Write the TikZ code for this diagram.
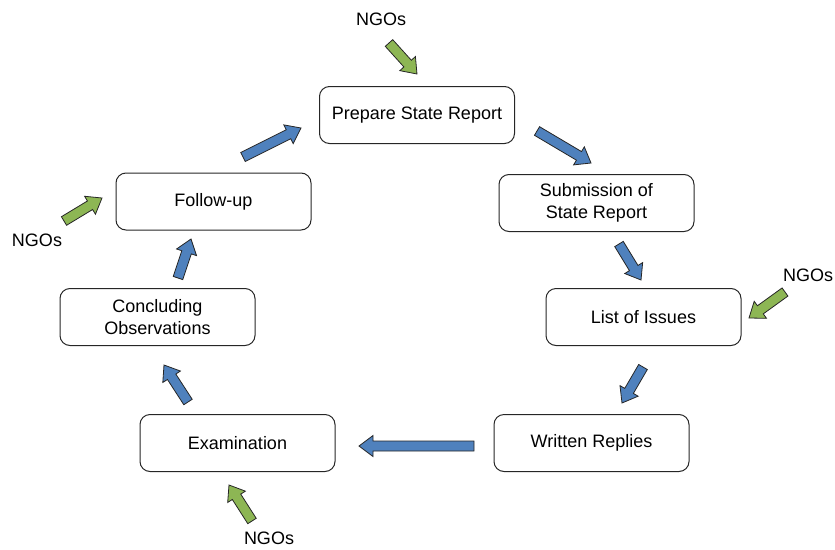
\documentclass[tikz,border=0pt]{standalone}
\usepackage{fontspec}
\setmainfont{Liberation Sans}
\usetikzlibrary{calc}
\definecolor{arrblue}{HTML}{4F81BD}
\definecolor{arrgreen}{HTML}{8DB654}
\tikzset{
  stepbox/.style={draw=black!85, line width=1pt, rounded corners=10pt, minimum width=195pt, minimum height=57pt, align=center, font=\fontsize{18}{22}\selectfont, inner sep=0pt},
  ngo/.style={font=\fontsize{18}{22}\selectfont, inner sep=0pt},
  bluearr/.style={draw=black!85, line width=0.8pt, fill=arrblue, line join=miter},
  greenarr/.style={draw=black!85, line width=0.8pt, fill=arrgreen, line join=miter},
}
\newcommand\blkarrow[3]{%
  \coordinate (hb) at ($(#3)!14pt!(#2)$);
  \draw[#1] ($(#2)!5pt!90:(#3)$) -- ($(hb)!5pt!90:(#3)$) -- ($(hb)!10.5pt!90:(#3)$) -- (#3)
    -- ($(hb)!10.5pt!-90:(#3)$) -- ($(hb)!5pt!-90:(#3)$) -- ($(#2)!5pt!-90:(#3)$) -- cycle;
}
\begin{document}
\begin{tikzpicture}[x=1pt,y=-1pt]
\useasboundingbox (0,0) rectangle (835,549);
% boxes
\node[stepbox] (prep) at (417,115) {Prepare State Report};
\node[stepbox] (sub) at (596.5,203) {Submission of\\State Report};
\node[stepbox] (loi) at (643.5,317) {List of Issues};
\node[stepbox] (wr) at (591.5,443) {Written Replies};
\node[stepbox] (exam) at (237.5,443) {Examination};
\node[stepbox] (co) at (157.5,317) {Concluding\\Observations};
\node[stepbox] (fu) at (213.5,201.5) {Follow-up};
% NGO labels
\node[ngo] (ngotop) at (381,19) {NGOs};
\node[ngo] (ngoright) at (808,275) {NGOs};
\node[ngo] (ngoleft) at (37,240) {NGOs};
\node[ngo] (ngobot) at (269,538) {NGOs};
% blue arrow endpoints
\coordinate (a1s) at (243,157); \coordinate (a1e) at (301,128);
\coordinate (a2s) at (537,131); \coordinate (a2e) at (591,163);
\coordinate (a3s) at (619,244); \coordinate (a3e) at (641,280);
\coordinate (a4s) at (643,367); \coordinate (a4e) at (622,403);
\coordinate (a5s) at (474,446); \coordinate (a5e) at (359,446);
\coordinate (a6s) at (188,402); \coordinate (a6e) at (164,365);
\coordinate (a7s) at (178,278); \coordinate (a7e) at (191,239);
\blkarrow{bluearr}{a1s}{a1e}
\blkarrow{bluearr}{a2s}{a2e}
\blkarrow{bluearr}{a3s}{a3e}
\blkarrow{bluearr}{a4s}{a4e}
\blkarrow{bluearr}{a5s}{a5e}
\blkarrow{bluearr}{a6s}{a6e}
\blkarrow{bluearr}{a7s}{a7e}
% green arrows
\coordinate (g1s) at (389,43); \coordinate (g1e) at (417,74);
\coordinate (g2s) at (785,292); \coordinate (g2e) at (749,318);
\coordinate (g3s) at (64,221); \coordinate (g3e) at (102,198);
\coordinate (g4s) at (252,521); \coordinate (g4e) at (229,485);
\blkarrow{greenarr}{g1s}{g1e}
\blkarrow{greenarr}{g2s}{g2e}
\blkarrow{greenarr}{g3s}{g3e}
\blkarrow{greenarr}{g4s}{g4e}
\end{tikzpicture}
\end{document}
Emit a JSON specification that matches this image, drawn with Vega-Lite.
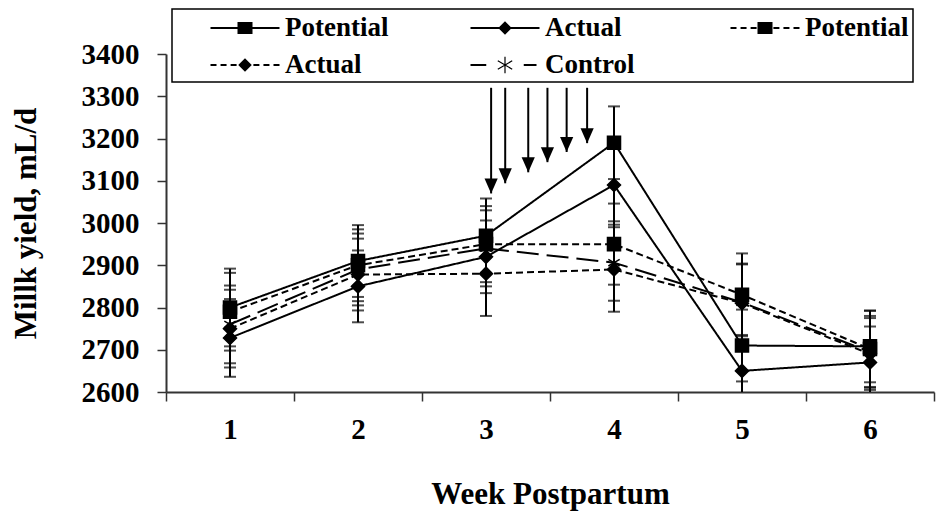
{
  "$schema": "https://vega.github.io/schema/vega-lite/v6.json",
  "width": 768,
  "height": 338,
  "autosize": {"type": "none"},
  "padding": {"left": 166, "top": 54, "right": 15, "bottom": 123},
  "background": "white",
  "config": {
    "view": {"stroke": null},
    "axis": {
      "domainColor": "#333333", "domainWidth": 2, "tickColor": "#333333", "tickWidth": 1.5, "tickSize": 9,
      "labelFont": "Liberation Serif", "labelFontSize": 29, "labelFontWeight": "bold", "labelColor": "black",
      "titleFont": "Liberation Serif", "titleFontSize": 31, "titleFontWeight": "bold", "titleColor": "black",
      "grid": false
    },
    "axisY": {"labelPadding": 18, "titlePadding": 39},
    "axisX": {"labelPadding": 14, "titlePadding": 35},
    "legend": {"strokeWidth": 1.5}
  },
  "datasets": {
    "milk": [
      {"week": 1, "series": "Potential A", "value": 2800, "lo": 2708, "hi": 2892},
      {"week": 1, "series": "Actual A", "value": 2728, "lo": 2636, "hi": 2820},
      {"week": 1, "series": "Potential B", "value": 2790, "lo": 2698, "hi": 2882},
      {"week": 1, "series": "Actual B", "value": 2750, "lo": 2658, "hi": 2842},
      {"week": 1, "series": "Control", "value": 2760, "lo": 2668, "hi": 2852},
      {"week": 2, "series": "Potential A", "value": 2910, "lo": 2825, "hi": 2995},
      {"week": 2, "series": "Actual A", "value": 2850, "lo": 2765, "hi": 2935},
      {"week": 2, "series": "Potential B", "value": 2900, "lo": 2815, "hi": 2985},
      {"week": 2, "series": "Actual B", "value": 2878, "lo": 2793, "hi": 2963},
      {"week": 2, "series": "Control", "value": 2890, "lo": 2805, "hi": 2975},
      {"week": 3, "series": "Potential A", "value": 2970, "lo": 2882, "hi": 3058},
      {"week": 3, "series": "Actual A", "value": 2920, "lo": 2834, "hi": 3006},
      {"week": 3, "series": "Potential B", "value": 2950, "lo": 2860, "hi": 3040},
      {"week": 3, "series": "Actual B", "value": 2880, "lo": 2780, "hi": 2980},
      {"week": 3, "series": "Control", "value": 2940, "lo": 2850, "hi": 3030},
      {"week": 4, "series": "Potential A", "value": 3190, "lo": 3104, "hi": 3276},
      {"week": 4, "series": "Actual A", "value": 3090, "lo": 3004, "hi": 3176},
      {"week": 4, "series": "Potential B", "value": 2950, "lo": 2854, "hi": 3046},
      {"week": 4, "series": "Actual B", "value": 2890, "lo": 2790, "hi": 2990},
      {"week": 4, "series": "Control", "value": 2906, "lo": 2816, "hi": 2996},
      {"week": 5, "series": "Potential A", "value": 2710, "lo": 2625, "hi": 2795},
      {"week": 5, "series": "Actual A", "value": 2650, "lo": 2565, "hi": 2735},
      {"week": 5, "series": "Potential B", "value": 2830, "lo": 2732, "hi": 2928},
      {"week": 5, "series": "Actual B", "value": 2810, "lo": 2716, "hi": 2904},
      {"week": 5, "series": "Control", "value": 2812, "lo": 2722, "hi": 2902},
      {"week": 6, "series": "Potential A", "value": 2708, "lo": 2623, "hi": 2793},
      {"week": 6, "series": "Actual A", "value": 2670, "lo": 2585, "hi": 2755},
      {"week": 6, "series": "Potential B", "value": 2702, "lo": 2612, "hi": 2792},
      {"week": 6, "series": "Actual B", "value": 2690, "lo": 2605, "hi": 2775},
      {"week": 6, "series": "Control", "value": 2695, "lo": 2610, "hi": 2780}
    ],
    "arrows": [
      {"week": 3.04, "top": 3320, "tip": 3070},
      {"week": 3.15, "top": 3320, "tip": 3094},
      {"week": 3.33, "top": 3320, "tip": 3120},
      {"week": 3.48, "top": 3320, "tip": 3144},
      {"week": 3.63, "top": 3320, "tip": 3168},
      {"week": 3.79, "top": 3320, "tip": 3189}
    ]
  },
  "encoding": {
    "x": {
      "field": "week", "type": "quantitative", "title": "Week Postpartum",
      "scale": {"domain": [0.5, 6.5], "nice": false, "zero": false},
      "axis": {
        "values": [0.5, 1, 1.5, 2, 2.5, 3, 3.5, 4, 4.5, 5, 5.5, 6, 6.5],
        "labelExpr": "datum.value % 1 == 0 ? '' + datum.value : ''",
        "labelOverlap": false,
        "labelFlush": false,
        "tickOpacity": {"condition": {"test": "datum.value % 1 == 0", "value": 0}, "value": 1}
      }
    }
  },
  "layer": [
    {
      "data": {"name": "milk"},
      "mark": {"type": "rule", "clip": true, "color": "black", "strokeWidth": 2},
      "encoding": {
        "y": {"field": "lo", "type": "quantitative", "title": "Millk yield, mL/d", "scale": {"domain": [2600, 3400], "nice": false, "zero": false},
              "axis": {"values": [2600, 2700, 2800, 2900, 3000, 3100, 3200, 3300, 3400], "format": "d", "labelOverlap": false}},
        "y2": {"field": "hi"}
      }
    },
    {
      "data": {"name": "milk"},
      "mark": {"type": "tick", "orient": "horizontal", "clip": true, "color": "black", "size": 12, "thickness": 2},
      "encoding": {"y": {"field": "hi", "type": "quantitative", "title": "Millk yield, mL/d"}}
    },
    {
      "data": {"name": "milk"},
      "mark": {"type": "tick", "orient": "horizontal", "clip": true, "color": "black", "size": 12, "thickness": 2},
      "encoding": {"y": {"field": "lo", "type": "quantitative", "title": "Millk yield, mL/d"}}
    },
    {
      "data": {"name": "milk"},
      "mark": {"type": "line", "color": "black", "strokeWidth": 2},
      "encoding": {
        "y": {"field": "value", "type": "quantitative", "title": "Millk yield, mL/d"},
        "strokeDash": {"field": "series", "type": "nominal",
          "scale": {"domain": ["Potential A", "Actual A", "Potential B", "Actual B", "Control"],
                    "range": [[1, 0], [1, 0], [7, 4], [7, 4], [22, 8]]},
          "legend": null}
      }
    },
    {
      "data": {"name": "milk"},
      "mark": {"type": "point", "filled": true, "color": "black", "stroke": "black", "strokeWidth": 1.5, "size": 170, "opacity": 1},
      "encoding": {
        "y": {"field": "value", "type": "quantitative", "title": "Millk yield, mL/d"},
        "shape": {"field": "series", "type": "nominal",
          "scale": {"domain": ["Potential A", "Actual A", "Potential B", "Actual B", "Control"],
                    "range": ["square", "diamond", "square", "diamond", "M0,-1V1M-0.87,-0.5L0.87,0.5M-0.87,0.5L0.87,-0.5"]},
          "legend": null}
      }
    },
    {
      "data": {"name": "arrows"},
      "mark": {"type": "rule", "color": "black", "strokeWidth": 2},
      "encoding": {
        "y": {"field": "top", "type": "quantitative", "title": "Millk yield, mL/d"},
        "y2": {"field": "tip"}
      }
    },
    {
      "data": {"name": "arrows"},
      "mark": {"type": "point", "filled": true, "color": "black", "opacity": 1, "size": 576, "shape": "M0,0L-0.55,-1.25L0.55,-1.25Z"},
      "encoding": {
        "y": {"field": "tip", "type": "quantitative", "title": "Millk yield, mL/d"}
      }
    },
    {
      "data": {"name": "milk"},
      "transform": [{"filter": "datum.week > 99"}],
      "mark": {"type": "point", "filled": true, "color": "black", "size": 900, "opacity": 1},
      "encoding": {
        "y": {"field": "value", "type": "quantitative", "title": "Millk yield, mL/d"},
        "shape": {"field": "series", "type": "nominal",
          "scale": {"domain": ["Potential A", "Actual B", "Actual A", "Control", "Potential B"],
                    "range": [
                      "M-2.3,-0.067H2.3V0.067H-2.3Z M-0.5,-0.4H0.5V0.4H-0.5Z",
                      "M-2.3,-0.067H-1.9V0.067H-2.3Z M-1.63,-0.067H-1.23V0.067H-1.63Z M-0.96,-0.067H-0.56V0.067H-0.96Z M0.56,-0.067H0.96V0.067H0.56Z M1.23,-0.067H1.63V0.067H1.23Z M1.9,-0.067H2.3V0.067H1.9Z M0,-0.45L0.45,0L0,0.45L-0.45,0Z",
                      "M-2.3,-0.067H2.3V0.067H-2.3Z M0,-0.45L0.45,0L0,0.45L-0.45,0Z",
                      "M-2.3,-0.067H-1.25V0.067H-2.3Z M1.25,-0.067H2.1V0.067H1.25Z M-0.04,-0.55H0.04V0.55H-0.04Z M-0.46,-0.315L0.5,0.245L0.46,0.315L-0.5,-0.245Z M-0.5,0.245L0.46,-0.315L0.5,-0.245L-0.46,0.315Z",
                      "M-2.3,-0.067H-1.9V0.067H-2.3Z M-1.63,-0.067H-1.23V0.067H-1.63Z M-0.96,-0.067H-0.56V0.067H-0.96Z M0.56,-0.067H0.96V0.067H0.56Z M1.23,-0.067H1.63V0.067H1.23Z M1.9,-0.067H2.3V0.067H1.9Z M-0.5,-0.4H0.5V0.4H-0.5Z"
                    ]},
          "legend": {
            "title": null, "orient": "none", "legendX": 6, "legendY": -45,
            "columns": 3, "gridAlign": "all", "columnPadding": 47, "rowPadding": 9, "padding": 4,
            "strokeColor": "black", "fillColor": "white",
            "symbolSize": 900, "symbolOffset": 54, "labelOffset": 25,
            "symbolFillColor": "black", "symbolStrokeWidth": 0,
            "labelFont": "Liberation Serif", "labelFontSize": 27, "labelFontWeight": "bold", "labelColor": "black",
            "labelLimit": 300,
            "labelExpr": "split(datum.label, ' ')[0]",
            "encode": {"symbols": {"fill": {"value": "black"}, "fillOpacity": {"value": 1}}}
          }
        }
      }
    }
  ],
  "resolve": {"scale": {"shape": "independent"}}
}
○ ○ ○
Work through the records above line by line and count those that hold the string "this". Give only the result.

• Answer for the task: 2